Universidad Vasco de Quiroga
- Motto: Educar en la Verdad
- Motto in English: Educate in Truth
- Type: Private Catholic
- Established: January 1979
- Rector: Raúl Martínez Rubio
- Location: Morelia, Michoacán, Mexico
- Colours: Blue and black
- Mascot: Halcones
- Website: uvaq.edu.mx

= Universidad Vasco de Quiroga =

The Universidad Vasco de Quiroga (UVAQ) is a Catholic institution of higher education located in Morelia, Michoacán, Mexico.

==History==
The Instituto de Estudios Superiores Vasco de Quiroga (IESVAQ) was founded in January 1979, making it the first such private institution in Michoacán.
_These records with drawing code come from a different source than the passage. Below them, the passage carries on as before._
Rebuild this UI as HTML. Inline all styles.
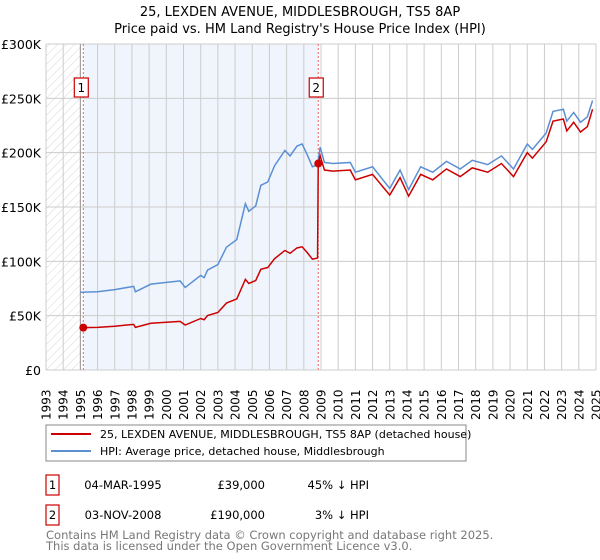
<!DOCTYPE html>
<html><head><meta charset="utf-8">
<style>
body{margin:0;background:#fff;font-family:"Liberation Sans","DejaVu Sans",sans-serif;}
#wrap{position:relative;width:600px;height:560px;overflow:hidden;}
svg text{font-family:"DejaVu Sans","Liberation Sans",sans-serif;}
.t{position:absolute;font-family:"DejaVu Sans","Liberation Sans",sans-serif;font-size:11.5px;color:#000;white-space:nowrap;}
</style></head><body>
<div id="wrap">
<svg id="chart" width="600" height="560"></svg>
<div class="t" style="left:46px;top:530px;font-size:11.5px;color:#777;line-height:10.5px">Contains HM Land Registry data © Crown copyright and database right 2025.<br>This data is licensed under the Open Government Licence v3.0.</div>
</div>
<script>
const years=[1993,1994,1995,1996,1997,1998,1999,2000,2001,2002,2003,2004,2005,2006,2007,2008,2009,2010,2011,2012,2013,2014,2015,2016,2017,2018,2019,2020,2021,2022,2023,2024,2025];
const yTicks=[0,50,100,150,200,250,300];
const yTickLabels=["£0","£50K","£100K","£150K","£200K","£250K","£300K"];
const hpiDates=[1995.0,1996,1997,1998.1,1998.2,1999.1,2000.8,2001.1,2002,2002.2,2002.4,2003,2003.5,2004.1,2004.6,2004.8,2005.2,2005.5,2005.9,2006.3,2006.9,2007.2,2007.6,2007.9,2008.2,2008.5,2008.8,2008.95,2009.2,2009.7,2010.7,2011.0,2012,2013,2013.6,2014.1,2014.8,2015.5,2016.3,2017.1,2017.8,2018.7,2019.5,2020.2,2021,2021.3,2022.1,2022.5,2023.1,2023.3,2023.7,2024.1,2024.5,2024.8];
const hpiValues=[71.6,72,74,77,72,79,82,76,87,85,92,97,113,120,153,146,151,170,173,188,202,197,206,208,198,187,189,205,191,190,191,182,187,167,184,166,187,182,192,185,193,189,197,185,208,203,218,238,240,229,237,228,233,248];
const redDates=[1995.17,1996,1997,1998.1,1998.2,1999.1,2000.8,2001.1,2002,2002.2,2002.4,2003,2003.5,2004.1,2004.6,2004.8,2005.2,2005.5,2005.9,2006.3,2006.9,2007.2,2007.6,2007.9,2008.2,2008.5,2008.8,2008.84,2008.95,2009.2,2009.7,2010.7,2011.0,2012,2013,2013.6,2014.1,2014.8,2015.5,2016.3,2017.1,2017.8,2018.7,2019.5,2020.2,2021,2021.3,2022.1,2022.5,2023.1,2023.3,2023.7,2024.1,2024.5,2024.8];
const redValues=[39,39.2,40.3,42,39.2,43,44.7,41.4,47.4,46.3,50.1,52.9,61.6,65.4,83.4,79.6,82.3,92.7,94.3,102.5,110,107.4,112.3,113.4,108,102,103,190,197,184,183,184,175,180,161,177,160,180,175,185,178,186,182,190,178,200,195,210,229,231,220,228,219,224,240];
const sales=[{n:"1",d:1995.17,v:39},{n:"2",d:2008.84,v:190}];

const NS="http://www.w3.org/2000/svg";
const svg=document.getElementById('chart');
const X0=46,X1=596,Y0=370,Y1=44;
const xs=d=>X0+(d-1993)/(2025-1993)*(X1-X0);
const ys=v=>Y0-v/300*(Y0-Y1);
function el(tag,attrs,parent){const e=document.createElementNS(NS,tag);for(const k in attrs)e.setAttribute(k,attrs[k]);(parent||svg).appendChild(e);return e;}

const defs=el('defs',{});
const pat=el('pattern',{id:'hatch',width:6,height:6,patternUnits:'userSpaceOnUse',patternTransform:'rotate(45)'},defs);
el('line',{x1:0,y1:0,x2:0,y2:6,stroke:'#ccc','stroke-width':0.8},pat);

let t=el('text',{x:300,y:16,'text-anchor':'middle','font-size':13});t.textContent="25, LEXDEN AVENUE, MIDDLESBROUGH, TS5 8AP";


t=el('text',{x:300,y:33,'text-anchor':'middle','font-size':13});t.textContent="Price paid vs. HM Land Registry's House Price Index (HPI)";



let r=el('rect',{x:X0,y:Y1,width:xs(1995.0)-X0,height:Y0-Y1,fill:'url(#hatch)'});


r=el('rect',{x:xs(sales[0].d),y:Y1,width:xs(sales[1].d)-xs(sales[0].d),height:Y0-Y1,fill:'#f0f5fd'});



years.forEach(y=>{
  const l=el('line',{x1:xs(y),x2:xs(y),y1:Y1,y2:Y0,stroke:'#ccc','stroke-width':1});
  
  
  const tx=el('text',{x:0,y:0,'font-size':12,transform:`translate(${xs(y)+4.5},${420}) rotate(-90)`});
  tx.textContent=y;
  
  
});
yTicks.forEach((v,i)=>{
  const l=el('line',{x1:X0,x2:X1,y1:ys(v),y2:ys(v),stroke:'#ccc','stroke-width':1});
  
  
  const tx=el('text',{x:41,y:ys(v)+5,'text-anchor':'end','font-size':12.5});
  tx.textContent=yTickLabels[i];
  
  
});
let l0=el('line',{x1:xs(1995.0),x2:xs(1995.0),y1:Y1,y2:Y0,stroke:'#999','stroke-width':1});



sales.forEach(s=>{
  const l=el('line',{x1:xs(s.d),x2:xs(s.d),y1:Y1,y2:Y0,stroke:'#e66','stroke-width':1,'stroke-dasharray':'2,2'});
  
  
});

let p=el('polyline',{points:hpiDates.map((d,i)=>xs(d)+','+ys(hpiValues[i])).join(' '),fill:'none',stroke:'#5b8fd4','stroke-width':1.5});


p=el('polyline',{points:redDates.map((d,i)=>xs(d)+','+ys(redValues[i])).join(' '),fill:'none',stroke:'#cc0000','stroke-width':1.5});



sales.forEach(s=>{
  const c=el('circle',{cx:xs(s.d),cy:ys(s.v),r:4,fill:'#cc0000'});
  
  
  const g=el('g',{});
  
  
  el('rect',{x:xs(s.d)-9,y:78,width:14,height:19,fill:'#fff',stroke:'#cc0000','stroke-width':1.2},g);
  const tx=el('text',{x:xs(s.d)-2,y:92,'text-anchor':'middle','font-size':12},g);tx.textContent=s.n;
});

// legend
const lg=el('g',{});


el('rect',{x:46,y:425,width:420,height:36,fill:'#fff',stroke:'#888','stroke-width':1},lg);
el('line',{x1:51,x2:91,y1:434,y2:434,stroke:'#cc0000','stroke-width':2},lg);
el('line',{x1:51,x2:91,y1:451,y2:451,stroke:'#5b8fd4','stroke-width':2},lg);
let lt=el('text',{x:100,y:438,'font-size':11},lg);lt.textContent="25, LEXDEN AVENUE, MIDDLESBROUGH, TS5 8AP (detached house)";


lt=el('text',{x:100,y:455,'font-size':11},lg);lt.textContent="HPI: Average price, detached house, Middlesbrough";



// table
const rows=[["1","04-MAR-1995","£39,000","45% ↓ HPI",485],["2","03-NOV-2008","£190,000","3% ↓ HPI",515]];
rows.forEach(rw=>{
  const g=el('g',{});
  
  
  const y=rw[4];
  el('rect',{x:46,y:y-10,width:13,height:20,fill:'#fff',stroke:'#cc0000','stroke-width':1.2},g);
  let a=el('text',{x:52.5,y:y+4,'text-anchor':'middle','font-size':11.5},g);a.textContent=rw[0];
  a=el('text',{x:123,y:y+4,'text-anchor':'middle','font-size':11.5},g);a.textContent=rw[1];
  a=el('text',{x:265,y:y+4,'text-anchor':'end','font-size':11.5},g);a.textContent=rw[2];
  a=el('text',{x:369,y:y+4,'text-anchor':'end','font-size':11.5},g);a.textContent=rw[3];
});
</script>
</body></html>
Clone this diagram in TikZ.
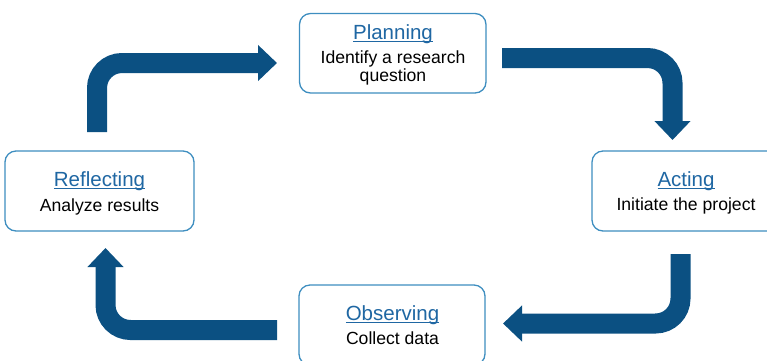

It is named for Vasco de Quiroga, the first bishop of Michoacán, and has regular commemorative activities in honor of its namesake.

==Campuses==
The primary campus of the UVAQ is located in Morelia. It also has branch campuses in six additional Mexican cities—Ciudad Hidalgo, Lázaro Cárdenas and Zamora in Michoacán, Irapuato, Guanajuato, Querétaro, and San Luis Potosí—and a branch campus in Chicago in the United States, known as Quiroga College. The Prepa UVAQ system of preparatory schools has facilities in Ciudad Hidalgo, Lázaro Cárdenas, Morelia, Pátzcuaro, Quiroga, Tacámbaro and Zacapu.

The Morelia campus has its own radio station, XHELI-FM 98.1 "UVE Radio", which came to air in 2015.